The Insolvency Act 1986 “the act” gives the IP power to uplift the company’s accounting records, even if held by a third party. Indeed, the act makes it a criminal offence for a director to destroy/falsify/remove accounting records. In an ideal world, the IP would have early access to the company’s cash book, fixed asset summary and book debt listing so that they can be reviewed in order to direct enquiries about what can be realised. This will usually require assets to be valued independently in order to make sure that taking steps to sell something, or purse a book debt, will produce a net recovery to the estate.

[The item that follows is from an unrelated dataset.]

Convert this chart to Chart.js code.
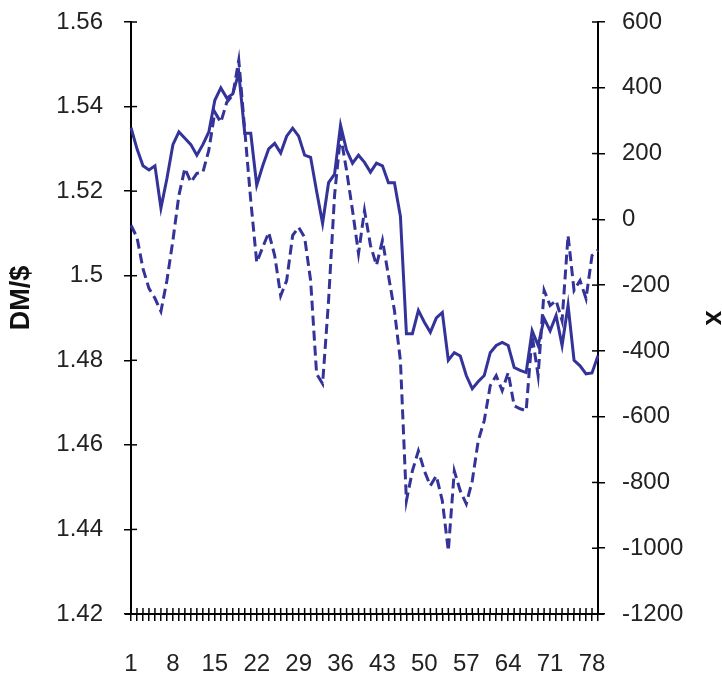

Clearly, the IP will visit the company’s business location(s) and prepare an inventory of what is there, and ask the director/employees what assets may be located elsewhere. It is not unheard of for a director to seek to conceal assets e.g. a car or truck, in the hope that the IP will remain blissfully unaware of its existence. Thus, detailed enquiries are often required and steps taken to recover assets.

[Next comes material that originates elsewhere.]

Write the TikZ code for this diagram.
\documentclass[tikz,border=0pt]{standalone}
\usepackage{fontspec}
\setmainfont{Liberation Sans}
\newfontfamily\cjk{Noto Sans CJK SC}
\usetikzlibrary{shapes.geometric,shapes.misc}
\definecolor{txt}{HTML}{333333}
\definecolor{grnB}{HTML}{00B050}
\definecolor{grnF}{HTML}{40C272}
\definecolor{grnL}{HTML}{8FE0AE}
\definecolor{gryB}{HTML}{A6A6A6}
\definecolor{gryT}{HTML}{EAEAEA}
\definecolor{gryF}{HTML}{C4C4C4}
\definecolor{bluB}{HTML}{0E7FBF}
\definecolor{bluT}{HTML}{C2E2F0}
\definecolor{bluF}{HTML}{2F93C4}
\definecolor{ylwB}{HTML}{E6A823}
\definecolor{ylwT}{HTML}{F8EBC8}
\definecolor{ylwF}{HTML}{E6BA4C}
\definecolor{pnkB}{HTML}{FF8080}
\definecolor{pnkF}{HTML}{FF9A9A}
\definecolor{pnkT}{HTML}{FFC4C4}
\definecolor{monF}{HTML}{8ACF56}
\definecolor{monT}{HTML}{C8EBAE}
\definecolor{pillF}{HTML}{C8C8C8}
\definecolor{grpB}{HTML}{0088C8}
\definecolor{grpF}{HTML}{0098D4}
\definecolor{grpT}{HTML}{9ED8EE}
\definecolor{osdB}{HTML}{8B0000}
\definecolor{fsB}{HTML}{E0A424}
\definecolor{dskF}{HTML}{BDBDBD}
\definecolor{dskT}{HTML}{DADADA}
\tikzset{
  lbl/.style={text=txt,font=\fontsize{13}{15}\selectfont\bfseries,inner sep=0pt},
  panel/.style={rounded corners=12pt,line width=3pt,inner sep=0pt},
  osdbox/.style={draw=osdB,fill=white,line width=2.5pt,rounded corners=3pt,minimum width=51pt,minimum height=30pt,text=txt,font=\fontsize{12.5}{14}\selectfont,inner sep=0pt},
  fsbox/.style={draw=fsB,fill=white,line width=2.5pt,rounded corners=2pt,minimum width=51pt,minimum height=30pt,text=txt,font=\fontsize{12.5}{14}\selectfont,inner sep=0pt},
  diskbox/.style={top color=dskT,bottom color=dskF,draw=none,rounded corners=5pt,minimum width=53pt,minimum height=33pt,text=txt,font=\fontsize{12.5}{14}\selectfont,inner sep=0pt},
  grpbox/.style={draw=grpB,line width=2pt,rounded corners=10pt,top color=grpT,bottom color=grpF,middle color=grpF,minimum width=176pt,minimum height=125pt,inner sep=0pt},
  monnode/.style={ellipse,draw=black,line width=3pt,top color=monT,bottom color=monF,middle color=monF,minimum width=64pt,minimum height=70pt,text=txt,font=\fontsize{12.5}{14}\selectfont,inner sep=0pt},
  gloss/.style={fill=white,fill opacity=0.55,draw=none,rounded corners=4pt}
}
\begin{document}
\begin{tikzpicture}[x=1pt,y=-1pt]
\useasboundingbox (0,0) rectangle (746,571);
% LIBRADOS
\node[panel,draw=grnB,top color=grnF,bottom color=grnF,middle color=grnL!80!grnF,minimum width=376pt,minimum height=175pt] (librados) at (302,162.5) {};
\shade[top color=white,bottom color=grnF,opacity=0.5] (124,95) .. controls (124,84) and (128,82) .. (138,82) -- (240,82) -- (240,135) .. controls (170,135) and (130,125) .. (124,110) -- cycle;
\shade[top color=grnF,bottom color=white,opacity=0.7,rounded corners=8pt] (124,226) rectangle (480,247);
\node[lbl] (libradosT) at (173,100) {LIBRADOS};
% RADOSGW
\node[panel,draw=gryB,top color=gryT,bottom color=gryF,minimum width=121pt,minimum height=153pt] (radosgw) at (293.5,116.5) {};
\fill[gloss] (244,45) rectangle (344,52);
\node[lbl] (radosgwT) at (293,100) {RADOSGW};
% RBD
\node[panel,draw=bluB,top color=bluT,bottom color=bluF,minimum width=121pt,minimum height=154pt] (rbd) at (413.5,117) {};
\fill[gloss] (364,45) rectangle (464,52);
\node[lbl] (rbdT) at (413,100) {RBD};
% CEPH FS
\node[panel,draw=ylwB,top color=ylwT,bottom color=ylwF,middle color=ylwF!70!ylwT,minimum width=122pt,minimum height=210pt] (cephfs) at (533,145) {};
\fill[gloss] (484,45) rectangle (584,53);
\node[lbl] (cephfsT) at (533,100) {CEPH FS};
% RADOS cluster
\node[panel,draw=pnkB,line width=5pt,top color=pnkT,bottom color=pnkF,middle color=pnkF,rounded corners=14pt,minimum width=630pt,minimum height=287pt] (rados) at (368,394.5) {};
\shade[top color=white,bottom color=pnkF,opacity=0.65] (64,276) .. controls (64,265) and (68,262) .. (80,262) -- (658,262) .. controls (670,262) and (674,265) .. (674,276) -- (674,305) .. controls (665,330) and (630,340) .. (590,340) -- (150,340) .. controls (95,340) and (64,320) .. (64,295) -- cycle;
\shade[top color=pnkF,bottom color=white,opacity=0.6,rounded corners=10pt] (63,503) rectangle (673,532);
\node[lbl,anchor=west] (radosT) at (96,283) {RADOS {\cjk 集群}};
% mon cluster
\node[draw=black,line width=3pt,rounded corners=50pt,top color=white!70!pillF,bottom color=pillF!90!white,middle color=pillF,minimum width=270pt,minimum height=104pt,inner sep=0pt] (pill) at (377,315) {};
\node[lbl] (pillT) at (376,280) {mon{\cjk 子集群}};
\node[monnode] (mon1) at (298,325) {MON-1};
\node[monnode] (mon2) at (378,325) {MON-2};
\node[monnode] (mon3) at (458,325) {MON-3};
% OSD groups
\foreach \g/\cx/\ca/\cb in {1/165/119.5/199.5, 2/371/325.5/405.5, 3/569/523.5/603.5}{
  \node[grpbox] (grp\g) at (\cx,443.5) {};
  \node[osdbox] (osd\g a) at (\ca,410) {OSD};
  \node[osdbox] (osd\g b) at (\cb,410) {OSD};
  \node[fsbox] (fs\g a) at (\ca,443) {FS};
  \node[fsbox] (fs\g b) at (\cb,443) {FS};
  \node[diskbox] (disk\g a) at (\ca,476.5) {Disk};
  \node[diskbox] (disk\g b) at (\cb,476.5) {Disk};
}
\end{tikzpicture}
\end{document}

It is easy to talk about reviewing accounting records and asking a director for information, but what happens if there is limited cooperation ? The IP may need to consult with the company’s external accountant, ask creditors what they know of the business activity, obtain copy bank statements for review, or look at the company’s website/social media posts. Depending upon how quickly information can be obtained when cooperation is limited, the IP’s task of realising assets is unavoidably delayed. Frustration will often be expressed by creditors about the apparent lack of action, but without evidence of assets, the process can be slow.
Also, the IP may find that a company has created an unfair preference in favour of certain creditors e.g. settled some liabilities and ignored others, or made a gratuitous alienation e.g. transferred an asset to a third party at undervalue. In such circumstances, the IP will wish to piece together the transaction(s) and determine what can be done to repatriate asset value to the estate. Again, the process will invariably take time and creditors will require to be advised accordingly.
The conclusion is that one cannot take a simplistic view of assets e.g. from looking at an old balance sheet or working on the basis of what a company “appears” to own. Sometimes the sad fact is that there are no assets of consequence available to creditors, and there never were. In such circumstances, it is left to the IP to impart the bad news to creditors : not a pleasant task but one that has to be done.
The views in this article are those of Michael J M Reid, licensed insolvency practitioner and partner of Meston Reid & Co, chartered accountants, Aberdeen. They do not purport to represent those of the firm in general.